No, says Michael DeVasher, associate vice president for enrollment management at Rose-Hulman Institute of Technology.
“Affordability obviously is an issue,” DeVasher says, but adds the most important factor in choosing a college or university is not tuition. “It’s fit.” He stresses the importance of first making sure that a college is the right place for you, then taking cost into consideration and looking at financial options.
DeVasher offers these suggestions:
- Have a heart-to-heart talk with family members about how much is available to pay for college. “Often families haven’t had a deep conversation about how much a family is willing to take on,” he says. “It doesn’t so much matter that the number is the same, but that you are in the same ballpark.”
- Make an appointment with the college’s financial aid office. If your heart is set on a college but you think your family can’t afford it, “be forthright and honest about your situation,” says DeVasher. “A meaningful conversation is going to start with the student having filled out the FAFSA. That’s the number one thing. The financial aid officers are going to be responsible for figuring out what’s available.” For example, he points out that “Rose-Hulman has a very generous grant program that we offer in addition to state and federal grants.”
- Look at the overall total cost—not just tuition. Room and board, fees, books and required technology can add up, but are also within your control, to some extent.
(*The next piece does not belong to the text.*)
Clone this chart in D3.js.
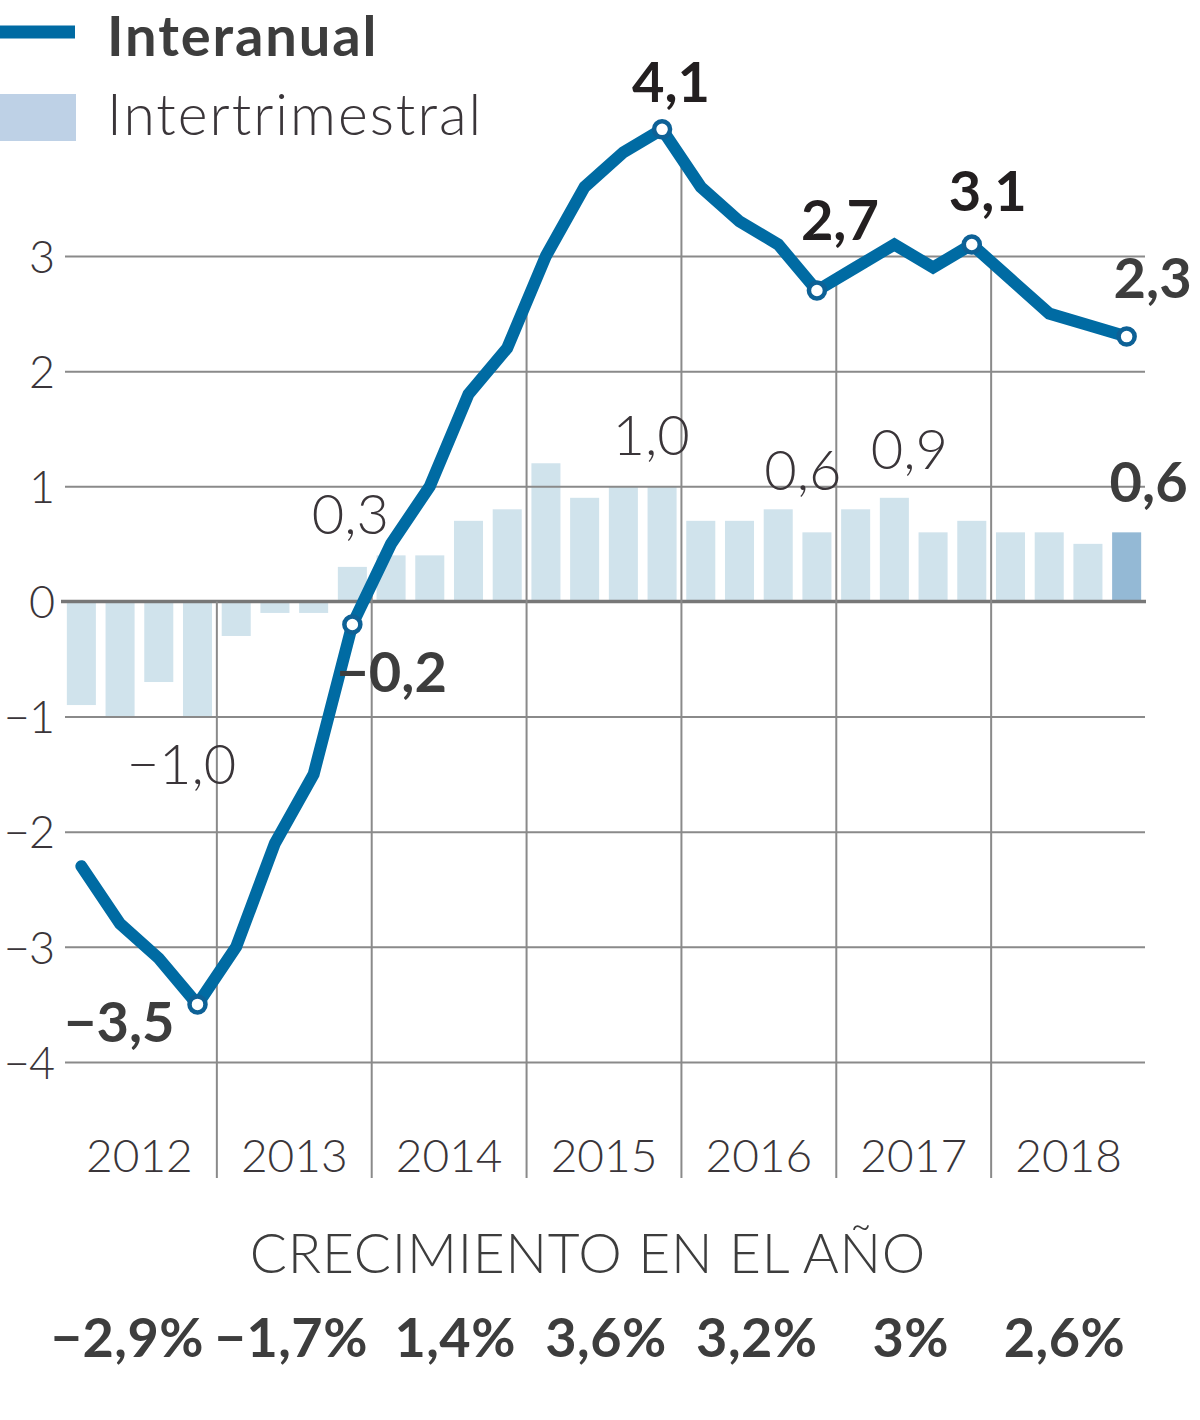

Look for ways to save money on everyday expenses. “There are lower cost options for non-tuition items,” says DeVasher.
- Don’t underestimate the power of scholarships. “Be constantly vigilant,” he says. Talk to your high school counselor, your local chamber of commerce, and faith-based or community organizations. Search college scholarships online. Every year available scholarship dollars go unclaimed. At scholarships.com, you can search by location and area of interest.
- “The most expensive college education is the one you don’t finish,” says DeVasher. “That’s something I think families and students really need to take to heart.”